What is the number of lines in the data that hold the string "this"? Reply with that number only.

>> Start Records to process

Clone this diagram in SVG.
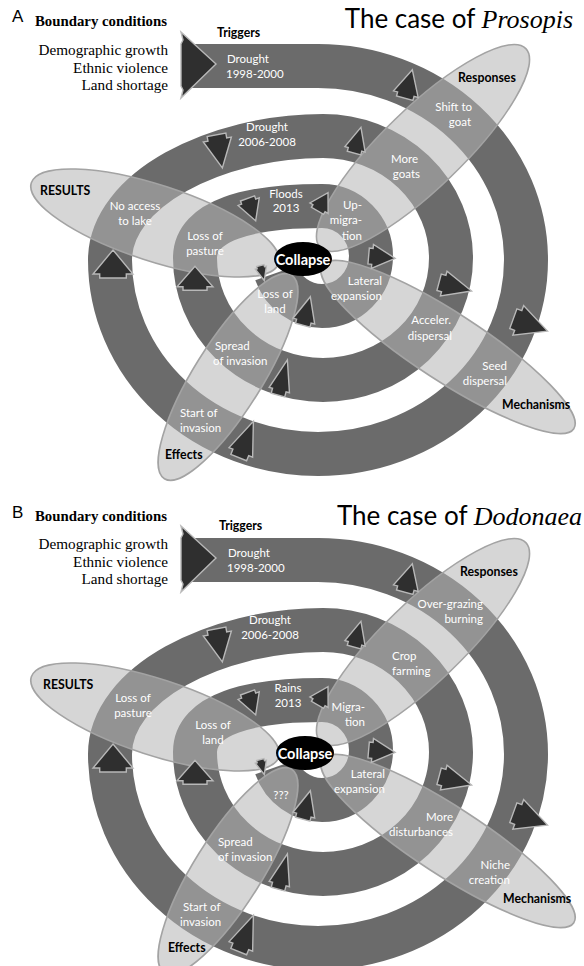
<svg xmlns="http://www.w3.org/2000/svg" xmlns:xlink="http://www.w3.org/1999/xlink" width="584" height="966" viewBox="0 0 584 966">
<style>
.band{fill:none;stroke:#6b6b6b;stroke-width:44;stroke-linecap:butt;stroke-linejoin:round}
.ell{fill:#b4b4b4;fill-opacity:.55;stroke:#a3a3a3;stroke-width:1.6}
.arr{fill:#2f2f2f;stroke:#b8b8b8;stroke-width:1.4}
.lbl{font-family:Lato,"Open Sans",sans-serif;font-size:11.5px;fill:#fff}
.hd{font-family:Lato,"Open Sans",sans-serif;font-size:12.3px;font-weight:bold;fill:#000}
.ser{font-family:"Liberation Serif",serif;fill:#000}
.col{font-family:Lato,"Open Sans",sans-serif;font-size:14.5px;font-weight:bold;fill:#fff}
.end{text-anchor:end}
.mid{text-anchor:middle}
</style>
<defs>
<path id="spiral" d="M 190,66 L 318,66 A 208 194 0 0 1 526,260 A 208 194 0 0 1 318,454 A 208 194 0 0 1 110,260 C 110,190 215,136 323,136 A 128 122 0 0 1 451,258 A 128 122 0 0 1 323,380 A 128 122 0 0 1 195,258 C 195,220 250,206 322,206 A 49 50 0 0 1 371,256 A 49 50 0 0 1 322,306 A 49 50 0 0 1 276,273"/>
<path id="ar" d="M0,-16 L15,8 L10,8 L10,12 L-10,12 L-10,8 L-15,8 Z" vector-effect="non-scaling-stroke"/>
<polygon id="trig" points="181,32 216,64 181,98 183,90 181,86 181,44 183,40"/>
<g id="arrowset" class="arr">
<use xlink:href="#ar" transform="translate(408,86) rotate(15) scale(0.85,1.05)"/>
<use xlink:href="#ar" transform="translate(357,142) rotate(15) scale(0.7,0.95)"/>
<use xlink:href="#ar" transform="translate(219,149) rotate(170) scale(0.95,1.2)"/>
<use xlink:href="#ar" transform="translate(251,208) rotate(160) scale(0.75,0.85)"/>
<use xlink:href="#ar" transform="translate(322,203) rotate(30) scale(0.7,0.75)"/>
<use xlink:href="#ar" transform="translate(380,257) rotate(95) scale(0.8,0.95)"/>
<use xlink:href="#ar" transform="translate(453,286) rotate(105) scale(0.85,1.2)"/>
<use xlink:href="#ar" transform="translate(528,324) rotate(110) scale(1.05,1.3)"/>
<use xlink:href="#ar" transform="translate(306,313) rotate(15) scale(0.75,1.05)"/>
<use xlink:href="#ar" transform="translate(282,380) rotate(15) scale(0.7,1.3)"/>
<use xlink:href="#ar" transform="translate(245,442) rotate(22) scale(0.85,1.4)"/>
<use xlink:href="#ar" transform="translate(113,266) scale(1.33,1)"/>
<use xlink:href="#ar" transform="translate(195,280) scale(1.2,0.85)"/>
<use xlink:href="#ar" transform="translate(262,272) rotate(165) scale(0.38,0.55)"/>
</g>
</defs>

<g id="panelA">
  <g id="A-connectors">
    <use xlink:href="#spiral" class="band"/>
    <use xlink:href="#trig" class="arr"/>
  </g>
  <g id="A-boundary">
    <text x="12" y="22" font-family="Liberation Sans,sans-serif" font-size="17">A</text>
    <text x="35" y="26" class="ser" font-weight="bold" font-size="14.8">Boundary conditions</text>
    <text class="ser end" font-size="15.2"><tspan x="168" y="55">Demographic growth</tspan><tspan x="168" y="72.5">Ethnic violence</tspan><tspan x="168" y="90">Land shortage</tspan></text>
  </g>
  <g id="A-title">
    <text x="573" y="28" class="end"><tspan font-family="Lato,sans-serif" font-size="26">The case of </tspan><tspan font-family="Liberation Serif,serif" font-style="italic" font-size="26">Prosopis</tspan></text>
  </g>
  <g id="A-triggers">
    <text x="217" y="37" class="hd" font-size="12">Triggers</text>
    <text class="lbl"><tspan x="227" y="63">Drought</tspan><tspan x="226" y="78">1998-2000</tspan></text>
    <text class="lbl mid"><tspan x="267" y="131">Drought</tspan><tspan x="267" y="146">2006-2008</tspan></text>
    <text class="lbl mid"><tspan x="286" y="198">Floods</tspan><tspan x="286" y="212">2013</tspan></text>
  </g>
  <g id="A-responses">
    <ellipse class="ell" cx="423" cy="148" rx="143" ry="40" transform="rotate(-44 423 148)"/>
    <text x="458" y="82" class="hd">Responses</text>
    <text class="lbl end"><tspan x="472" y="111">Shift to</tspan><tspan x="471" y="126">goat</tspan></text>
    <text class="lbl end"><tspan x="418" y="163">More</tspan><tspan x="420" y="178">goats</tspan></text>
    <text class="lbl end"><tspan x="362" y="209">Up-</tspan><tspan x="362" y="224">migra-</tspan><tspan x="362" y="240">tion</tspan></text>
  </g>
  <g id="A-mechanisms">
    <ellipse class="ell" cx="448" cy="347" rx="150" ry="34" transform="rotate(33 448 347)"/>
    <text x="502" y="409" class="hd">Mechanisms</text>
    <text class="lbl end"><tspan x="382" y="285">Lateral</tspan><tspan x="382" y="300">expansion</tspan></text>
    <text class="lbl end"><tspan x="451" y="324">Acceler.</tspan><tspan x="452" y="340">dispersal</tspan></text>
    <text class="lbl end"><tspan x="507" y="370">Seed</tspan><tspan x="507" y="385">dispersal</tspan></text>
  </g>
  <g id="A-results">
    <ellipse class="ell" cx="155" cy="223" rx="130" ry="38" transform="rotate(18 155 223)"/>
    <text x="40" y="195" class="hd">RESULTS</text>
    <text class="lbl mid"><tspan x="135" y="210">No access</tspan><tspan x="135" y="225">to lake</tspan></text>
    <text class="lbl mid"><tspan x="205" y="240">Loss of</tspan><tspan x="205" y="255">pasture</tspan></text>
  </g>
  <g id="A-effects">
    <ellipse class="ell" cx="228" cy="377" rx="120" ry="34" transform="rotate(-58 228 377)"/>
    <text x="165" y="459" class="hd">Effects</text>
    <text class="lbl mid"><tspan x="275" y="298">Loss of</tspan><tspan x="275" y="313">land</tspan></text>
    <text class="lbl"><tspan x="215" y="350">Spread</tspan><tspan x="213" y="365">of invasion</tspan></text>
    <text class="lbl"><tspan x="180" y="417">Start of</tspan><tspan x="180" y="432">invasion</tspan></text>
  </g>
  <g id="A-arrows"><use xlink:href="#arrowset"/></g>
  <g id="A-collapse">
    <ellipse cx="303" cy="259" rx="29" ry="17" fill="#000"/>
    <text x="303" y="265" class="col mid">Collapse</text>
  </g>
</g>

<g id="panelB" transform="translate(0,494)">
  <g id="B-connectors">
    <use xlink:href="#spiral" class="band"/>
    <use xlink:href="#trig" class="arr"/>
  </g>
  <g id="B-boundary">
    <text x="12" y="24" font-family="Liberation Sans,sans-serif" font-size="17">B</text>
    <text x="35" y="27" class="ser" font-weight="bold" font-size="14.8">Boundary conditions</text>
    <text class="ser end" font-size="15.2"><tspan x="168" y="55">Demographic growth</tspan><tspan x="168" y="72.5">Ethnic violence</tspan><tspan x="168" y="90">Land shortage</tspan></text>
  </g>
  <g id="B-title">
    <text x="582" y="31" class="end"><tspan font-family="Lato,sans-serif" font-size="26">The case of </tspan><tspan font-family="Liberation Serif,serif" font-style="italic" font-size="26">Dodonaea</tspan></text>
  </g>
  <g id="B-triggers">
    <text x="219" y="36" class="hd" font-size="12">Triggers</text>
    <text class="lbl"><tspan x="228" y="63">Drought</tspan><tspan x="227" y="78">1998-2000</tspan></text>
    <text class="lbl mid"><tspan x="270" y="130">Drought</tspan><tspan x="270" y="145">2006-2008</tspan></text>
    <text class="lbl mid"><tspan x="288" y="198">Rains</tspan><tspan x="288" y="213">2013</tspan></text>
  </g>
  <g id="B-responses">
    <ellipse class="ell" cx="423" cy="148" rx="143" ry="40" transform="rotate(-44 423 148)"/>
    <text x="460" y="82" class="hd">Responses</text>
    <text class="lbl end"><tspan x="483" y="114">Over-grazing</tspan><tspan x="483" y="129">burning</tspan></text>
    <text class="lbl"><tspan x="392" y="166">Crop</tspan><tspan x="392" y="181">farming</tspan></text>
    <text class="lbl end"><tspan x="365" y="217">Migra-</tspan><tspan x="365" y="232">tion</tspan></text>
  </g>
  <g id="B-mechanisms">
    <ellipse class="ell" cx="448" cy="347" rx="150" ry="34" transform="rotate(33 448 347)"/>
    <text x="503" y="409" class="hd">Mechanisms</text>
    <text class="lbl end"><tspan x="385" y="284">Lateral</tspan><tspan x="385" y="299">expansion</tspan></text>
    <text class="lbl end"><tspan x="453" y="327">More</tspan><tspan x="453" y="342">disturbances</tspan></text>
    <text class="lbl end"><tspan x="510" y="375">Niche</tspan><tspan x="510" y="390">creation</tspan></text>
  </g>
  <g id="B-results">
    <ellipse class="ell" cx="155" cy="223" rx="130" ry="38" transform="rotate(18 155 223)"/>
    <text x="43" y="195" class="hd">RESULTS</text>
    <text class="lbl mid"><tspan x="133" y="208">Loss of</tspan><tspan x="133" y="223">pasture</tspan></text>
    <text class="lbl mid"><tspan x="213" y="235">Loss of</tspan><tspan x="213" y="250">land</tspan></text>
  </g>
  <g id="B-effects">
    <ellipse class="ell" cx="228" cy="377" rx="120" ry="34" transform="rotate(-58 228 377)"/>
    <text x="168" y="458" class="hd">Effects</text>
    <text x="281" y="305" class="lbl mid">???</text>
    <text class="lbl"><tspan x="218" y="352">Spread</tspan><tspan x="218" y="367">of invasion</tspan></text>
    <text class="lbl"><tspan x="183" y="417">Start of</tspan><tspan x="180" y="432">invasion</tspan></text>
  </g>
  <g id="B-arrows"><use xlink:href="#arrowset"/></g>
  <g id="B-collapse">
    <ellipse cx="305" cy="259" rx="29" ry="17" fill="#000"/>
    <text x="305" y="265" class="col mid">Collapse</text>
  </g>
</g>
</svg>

>> End Records to process
>> Start Records to process

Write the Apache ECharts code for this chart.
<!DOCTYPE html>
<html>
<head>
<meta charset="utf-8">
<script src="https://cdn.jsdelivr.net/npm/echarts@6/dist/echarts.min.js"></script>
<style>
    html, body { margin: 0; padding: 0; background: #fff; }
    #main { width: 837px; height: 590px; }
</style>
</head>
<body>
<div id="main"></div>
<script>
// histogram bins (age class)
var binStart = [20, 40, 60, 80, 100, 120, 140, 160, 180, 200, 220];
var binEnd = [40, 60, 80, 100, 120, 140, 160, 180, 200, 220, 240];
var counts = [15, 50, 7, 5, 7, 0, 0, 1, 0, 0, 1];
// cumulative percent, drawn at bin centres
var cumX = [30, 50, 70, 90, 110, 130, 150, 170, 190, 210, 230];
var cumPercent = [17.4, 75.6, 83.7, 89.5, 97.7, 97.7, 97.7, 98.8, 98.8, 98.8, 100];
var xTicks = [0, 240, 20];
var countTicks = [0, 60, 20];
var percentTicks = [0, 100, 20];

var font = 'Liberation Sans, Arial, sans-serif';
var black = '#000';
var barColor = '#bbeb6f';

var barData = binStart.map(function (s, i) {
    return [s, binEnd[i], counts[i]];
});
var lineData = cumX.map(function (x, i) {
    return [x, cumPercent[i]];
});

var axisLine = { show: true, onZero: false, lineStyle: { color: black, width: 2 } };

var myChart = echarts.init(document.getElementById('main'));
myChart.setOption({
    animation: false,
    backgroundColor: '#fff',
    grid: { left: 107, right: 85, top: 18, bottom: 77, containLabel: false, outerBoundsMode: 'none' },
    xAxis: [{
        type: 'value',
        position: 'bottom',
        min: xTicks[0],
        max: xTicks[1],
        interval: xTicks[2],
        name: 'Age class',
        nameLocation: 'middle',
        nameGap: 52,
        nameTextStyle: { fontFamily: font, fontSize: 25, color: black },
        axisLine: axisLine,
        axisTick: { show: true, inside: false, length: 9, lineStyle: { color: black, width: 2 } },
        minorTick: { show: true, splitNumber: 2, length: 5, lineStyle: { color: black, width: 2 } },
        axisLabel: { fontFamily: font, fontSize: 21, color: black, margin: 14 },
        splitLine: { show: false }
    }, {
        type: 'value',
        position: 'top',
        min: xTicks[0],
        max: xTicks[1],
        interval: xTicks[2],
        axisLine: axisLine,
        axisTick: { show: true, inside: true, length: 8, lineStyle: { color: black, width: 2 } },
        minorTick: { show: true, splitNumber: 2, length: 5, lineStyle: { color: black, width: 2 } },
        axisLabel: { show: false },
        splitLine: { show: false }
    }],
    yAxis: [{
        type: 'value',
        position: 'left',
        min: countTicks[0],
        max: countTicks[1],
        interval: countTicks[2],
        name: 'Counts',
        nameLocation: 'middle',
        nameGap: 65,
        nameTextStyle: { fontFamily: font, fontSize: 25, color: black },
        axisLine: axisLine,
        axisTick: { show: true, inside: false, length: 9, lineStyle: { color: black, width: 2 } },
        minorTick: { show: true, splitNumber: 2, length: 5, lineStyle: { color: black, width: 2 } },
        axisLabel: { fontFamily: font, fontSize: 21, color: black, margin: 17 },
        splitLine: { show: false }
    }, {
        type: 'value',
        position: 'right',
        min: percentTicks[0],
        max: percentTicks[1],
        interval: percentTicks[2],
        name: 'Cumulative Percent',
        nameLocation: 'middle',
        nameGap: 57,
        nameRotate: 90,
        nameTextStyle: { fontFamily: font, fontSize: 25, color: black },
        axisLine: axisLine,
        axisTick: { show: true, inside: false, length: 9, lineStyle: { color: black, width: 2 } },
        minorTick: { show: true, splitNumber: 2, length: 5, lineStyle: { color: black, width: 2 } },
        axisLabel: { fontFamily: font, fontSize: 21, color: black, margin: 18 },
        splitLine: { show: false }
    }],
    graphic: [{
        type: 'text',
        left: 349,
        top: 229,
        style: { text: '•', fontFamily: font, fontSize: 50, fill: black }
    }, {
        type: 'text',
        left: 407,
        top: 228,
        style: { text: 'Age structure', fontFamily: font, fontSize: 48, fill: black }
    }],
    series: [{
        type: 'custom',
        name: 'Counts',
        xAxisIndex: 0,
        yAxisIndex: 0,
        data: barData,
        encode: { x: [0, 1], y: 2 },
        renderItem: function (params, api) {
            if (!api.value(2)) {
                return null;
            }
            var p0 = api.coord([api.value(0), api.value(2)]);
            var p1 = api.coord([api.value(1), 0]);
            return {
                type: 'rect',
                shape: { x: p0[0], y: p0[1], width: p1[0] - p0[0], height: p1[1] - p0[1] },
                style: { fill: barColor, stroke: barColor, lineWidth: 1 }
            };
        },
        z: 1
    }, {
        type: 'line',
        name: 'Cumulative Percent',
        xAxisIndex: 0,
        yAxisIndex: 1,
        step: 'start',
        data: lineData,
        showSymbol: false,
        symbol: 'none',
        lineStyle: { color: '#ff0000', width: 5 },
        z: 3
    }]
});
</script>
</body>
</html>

>> End Records to process
>> Start Records to process

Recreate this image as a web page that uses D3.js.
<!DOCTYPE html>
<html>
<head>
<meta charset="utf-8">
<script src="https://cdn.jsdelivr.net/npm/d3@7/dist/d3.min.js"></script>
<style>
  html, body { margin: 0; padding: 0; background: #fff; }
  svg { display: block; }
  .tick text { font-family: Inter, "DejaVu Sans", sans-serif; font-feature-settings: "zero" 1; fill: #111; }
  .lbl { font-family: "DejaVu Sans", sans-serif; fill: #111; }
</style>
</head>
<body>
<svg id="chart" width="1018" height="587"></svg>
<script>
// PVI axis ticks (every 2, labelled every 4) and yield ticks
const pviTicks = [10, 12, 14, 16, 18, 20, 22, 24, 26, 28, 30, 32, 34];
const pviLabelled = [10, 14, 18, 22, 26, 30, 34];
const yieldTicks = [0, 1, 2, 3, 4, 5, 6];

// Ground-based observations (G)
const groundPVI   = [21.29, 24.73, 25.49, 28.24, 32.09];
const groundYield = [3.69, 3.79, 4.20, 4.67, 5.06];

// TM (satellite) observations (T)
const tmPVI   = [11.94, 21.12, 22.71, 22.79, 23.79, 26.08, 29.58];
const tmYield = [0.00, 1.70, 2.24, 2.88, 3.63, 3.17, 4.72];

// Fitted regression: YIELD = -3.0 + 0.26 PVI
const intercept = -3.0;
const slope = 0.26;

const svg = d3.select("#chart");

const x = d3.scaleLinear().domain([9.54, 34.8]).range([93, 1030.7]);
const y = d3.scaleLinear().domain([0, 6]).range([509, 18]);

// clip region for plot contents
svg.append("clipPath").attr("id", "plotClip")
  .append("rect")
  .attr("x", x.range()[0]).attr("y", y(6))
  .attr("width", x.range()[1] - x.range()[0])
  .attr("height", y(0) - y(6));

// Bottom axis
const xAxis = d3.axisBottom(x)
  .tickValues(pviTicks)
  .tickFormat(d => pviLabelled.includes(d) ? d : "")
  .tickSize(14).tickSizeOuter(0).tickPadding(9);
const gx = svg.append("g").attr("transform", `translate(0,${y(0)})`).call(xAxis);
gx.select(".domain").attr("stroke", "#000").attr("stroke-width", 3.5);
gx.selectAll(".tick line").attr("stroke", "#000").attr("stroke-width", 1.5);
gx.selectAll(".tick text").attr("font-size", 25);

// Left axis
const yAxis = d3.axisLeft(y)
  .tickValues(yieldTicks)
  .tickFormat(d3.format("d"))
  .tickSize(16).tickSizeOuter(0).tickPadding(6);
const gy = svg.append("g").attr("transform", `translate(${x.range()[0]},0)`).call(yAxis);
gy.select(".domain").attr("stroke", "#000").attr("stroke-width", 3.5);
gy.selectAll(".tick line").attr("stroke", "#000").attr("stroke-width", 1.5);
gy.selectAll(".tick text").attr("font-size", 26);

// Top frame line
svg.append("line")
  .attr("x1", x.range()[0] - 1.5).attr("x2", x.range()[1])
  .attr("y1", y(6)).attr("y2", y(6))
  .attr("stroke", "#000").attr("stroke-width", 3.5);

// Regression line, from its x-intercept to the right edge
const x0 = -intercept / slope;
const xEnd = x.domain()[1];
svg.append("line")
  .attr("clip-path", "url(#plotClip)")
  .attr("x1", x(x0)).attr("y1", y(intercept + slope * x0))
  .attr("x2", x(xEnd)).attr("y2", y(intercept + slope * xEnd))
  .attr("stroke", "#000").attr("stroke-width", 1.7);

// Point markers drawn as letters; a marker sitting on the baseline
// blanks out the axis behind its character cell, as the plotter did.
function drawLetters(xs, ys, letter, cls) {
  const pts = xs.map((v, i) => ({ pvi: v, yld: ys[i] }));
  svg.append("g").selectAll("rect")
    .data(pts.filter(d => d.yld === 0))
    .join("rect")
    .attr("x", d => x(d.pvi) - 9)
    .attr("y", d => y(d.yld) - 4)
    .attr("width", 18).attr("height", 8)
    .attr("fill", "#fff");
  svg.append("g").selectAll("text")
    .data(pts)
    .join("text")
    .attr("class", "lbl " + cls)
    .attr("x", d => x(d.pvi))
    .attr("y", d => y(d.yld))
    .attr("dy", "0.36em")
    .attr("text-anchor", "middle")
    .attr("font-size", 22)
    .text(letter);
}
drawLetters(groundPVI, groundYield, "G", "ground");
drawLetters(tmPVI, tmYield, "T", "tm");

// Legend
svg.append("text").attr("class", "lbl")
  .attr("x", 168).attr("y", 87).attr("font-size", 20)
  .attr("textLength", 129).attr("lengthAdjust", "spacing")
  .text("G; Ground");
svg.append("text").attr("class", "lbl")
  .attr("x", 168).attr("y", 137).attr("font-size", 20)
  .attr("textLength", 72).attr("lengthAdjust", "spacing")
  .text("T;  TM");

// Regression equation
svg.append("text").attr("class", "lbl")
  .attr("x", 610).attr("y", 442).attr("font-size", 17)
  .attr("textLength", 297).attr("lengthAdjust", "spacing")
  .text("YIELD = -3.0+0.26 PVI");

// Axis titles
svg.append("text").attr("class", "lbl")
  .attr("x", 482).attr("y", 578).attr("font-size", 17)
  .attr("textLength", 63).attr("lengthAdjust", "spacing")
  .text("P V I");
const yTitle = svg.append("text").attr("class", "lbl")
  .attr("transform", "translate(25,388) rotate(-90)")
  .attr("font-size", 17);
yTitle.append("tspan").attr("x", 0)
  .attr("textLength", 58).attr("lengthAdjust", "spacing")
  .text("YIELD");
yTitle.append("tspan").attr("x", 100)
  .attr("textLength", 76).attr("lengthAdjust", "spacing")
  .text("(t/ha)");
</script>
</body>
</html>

>> End Records to process

• Full response:
3